Ultimately, the writer concludes that Netflix has perfected cliffhangers. Uhh, okay so they aren’t dead? Lol clickbait will get ya. But, I thought it might be fun to explore what makes a good cliffhanger, not only for a Netflix show, but for our writing as well.
As a story lead at Radish, one of the things constantly on my mind is how we can create a good cliffhanger to entice readers to want to know what happens next. While the stories on Radish are serialized (like prime time TV shows that we all stream after they air live), all cliffhangers should have something fundamental about them: a question.
I think it definitely sounds easy at first, and sometimes it can be! (Those are the days, huh?) The question of a cliffhanger doesn’t need to actually BE a question, though it can be. At Radish we’d call it a hard or soft ending.

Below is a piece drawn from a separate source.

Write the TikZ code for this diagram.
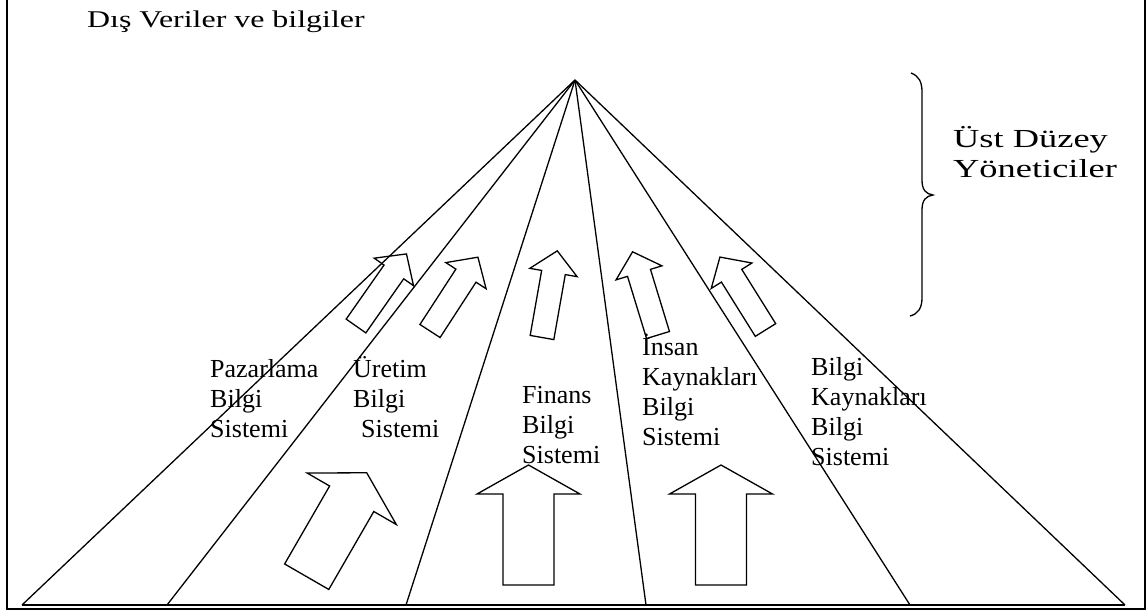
\documentclass[tikz,border=0pt]{standalone}
\usepackage{fontspec}
\setmainfont{Liberation Serif}
\newfontfamily\widefont[FakeStretch=1.4]{Liberation Serif}
\newfontfamily\headfont[FakeStretch=1.33]{Liberation Serif}
\begin{document}
\begin{tikzpicture}[x=1pt,y=-1pt,
  frameline/.style={line width=1.5pt},
  fanline/.style={line width=1.3pt},
  arrowline/.style={line width=1.3pt, line join=miter},
  bracket/.style={line width=1.3pt},
  label/.style={inner sep=0pt, anchor=base west, font=\fontsize{26}{30}\selectfont},
  pics/blockarrow/.style args={#1/#2/#3/#4}{code={
    \draw[arrowline] (-#2/2,0) -- (-#2/2,-#1) -- (-#3/2,-#1) -- (0,-#1-#4)
      -- (#3/2,-#1) -- (#2/2,-#1) -- (#2/2,0) -- cycle;}}
]
\useasboundingbox (0,0) rectangle (1148,611);

% outer frame (open at the top)
\coordinate (ftl) at (7,0);
\coordinate (fbl) at (7,609);
\coordinate (fbr) at (1145,609);
\coordinate (ftr) at (1145,0);
\draw[frameline] (ftl) -- (fbl) -- (fbr) -- (ftr);

% fan of functional areas
\coordinate (apex) at (575,80);
\coordinate (v1) at (22,605);
\coordinate (v2) at (167,605);
\coordinate (v3) at (406,605);
\coordinate (v4) at (646,605);
\coordinate (v5) at (910,605);
\coordinate (v6) at (1125,605);
\draw[fanline] (v1) -- (v6);
\foreach \v in {v1,v2,v3,v4,v5,v6}
  \draw[fanline] (apex) -- (\v);

% upper arrows
\pic[rotate=-35] (a1) at (356,326) {blockarrow=66/24/48/22};
\pic[rotate=-33] (a2) at (430,331) {blockarrow=66/24/48/22};
\pic[rotate=-10] (a3) at (542,337.5) {blockarrow=66/24/48/22};
\pic[rotate=17]  (a4) at (658,335) {blockarrow=65/24/48/22};
\pic[rotate=32]  (a5) at (765.5,330) {blockarrow=64/24/48/22};

% lower arrows
\pic[rotate=-30] (b1) at (306.7,576.7) {blockarrow=90/51/103/30};
\pic (b2) at (528.5,585) {blockarrow=91/51/103/29};
\pic (b3) at (721,585) {blockarrow=91/51/103/29};

% brace for top management
\draw[bracket] (911,73) .. controls (919,76) and (922,82) .. (922,92)
  -- (922,180) .. controls (922,190) and (926,194) .. (933,195)
  .. controls (926,196) and (922,200) .. (922,210)
  -- (922,298) .. controls (922,308) and (918,314) .. (910,316);

% texts
\node[label, font=\fontsize{24}{28}\headfont] (ext) at (87,27) {Dış Veriler ve bilgiler};
\node[label, font=\fontsize{26}{30}\widefont] (top) at (953,147)
  {\begin{tabular}[t]{@{}l@{}}Üst Düzey\\Yöneticiler\end{tabular}};
\node[label] (paz) at (210,377)
  {\begin{tabular}[t]{@{}l@{}}Pazarlama\\Bilgi\\Sistemi\end{tabular}};
\node[label] (ure) at (353,377)
  {\begin{tabular}[t]{@{}l@{}}Üretim\\Bilgi\\\hspace{8pt}Sistemi\end{tabular}};
\node[label] (fin) at (522,403)
  {\begin{tabular}[t]{@{}l@{}}Finans\\Bilgi\\Sistemi\end{tabular}};
\node[label] (ins) at (642,355)
  {\begin{tabular}[t]{@{}l@{}}İnsan\\Kaynakları\\Bilgi\\Sistemi\end{tabular}};
\node[label] (bk) at (811,375)
  {\begin{tabular}[t]{@{}l@{}}Bilgi\\Kaynakları\\Bilgi\\Sistemi\end{tabular}};
\end{tikzpicture}
\end{document}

A hard ending can mean there’s a direction question or that there’s information ready to come out. Think of a mystery and if the chapter cut off when the detective says, “I know who did it.” This dialogue isn’t a question, but we’re certainly asking one! Who DID do it? How does the detective know? What does this mean for the characters? The plot? So c’mon who did it? AHH JUST TELL US!!
A soft ending might be ending on more of an emotional beat and it has us asking questions, but we’re feeling a little less…intense about the answers we want. Let’s say two characters who are developing crushes on each other, but things are still a little tense and they get in an argument. A chapter could end with the first character saying, “You know what? Forget it,” and walking away. We’re left wondering how the second character will try to resolve things and can they PLEASE FINALLY KISS? THX.
At Radish we might try to avoid a soft ending in favor of a bigger hard ending. If I take the character walking away, how could that become a hard ending? How can we make it feel stronger so the reader feels a stronger sense of urgency to turn the page or tune in next week? I might strengthen the two characters walking away by having the second character run after the first, catch up, and grab their arm—“Wait, stop!” What will they say?! Will they confess their feelings?
Hard endings aren’t inherently better than soft and both definitely have a purpose and the best option (in my opinion) is to have a mix of both. You want to make sure you have a balance of emotional and plot beats in the story. But ultimately, the main thing I think all writers should keep in mind is having those questions at the end. There should always be questions pushing us forward and readers need to have more by the end of a chapter. Creating question after question only gets your readers turning pages faster. Just make sure you know how to answer them! 😉
How do you like to end your chapters?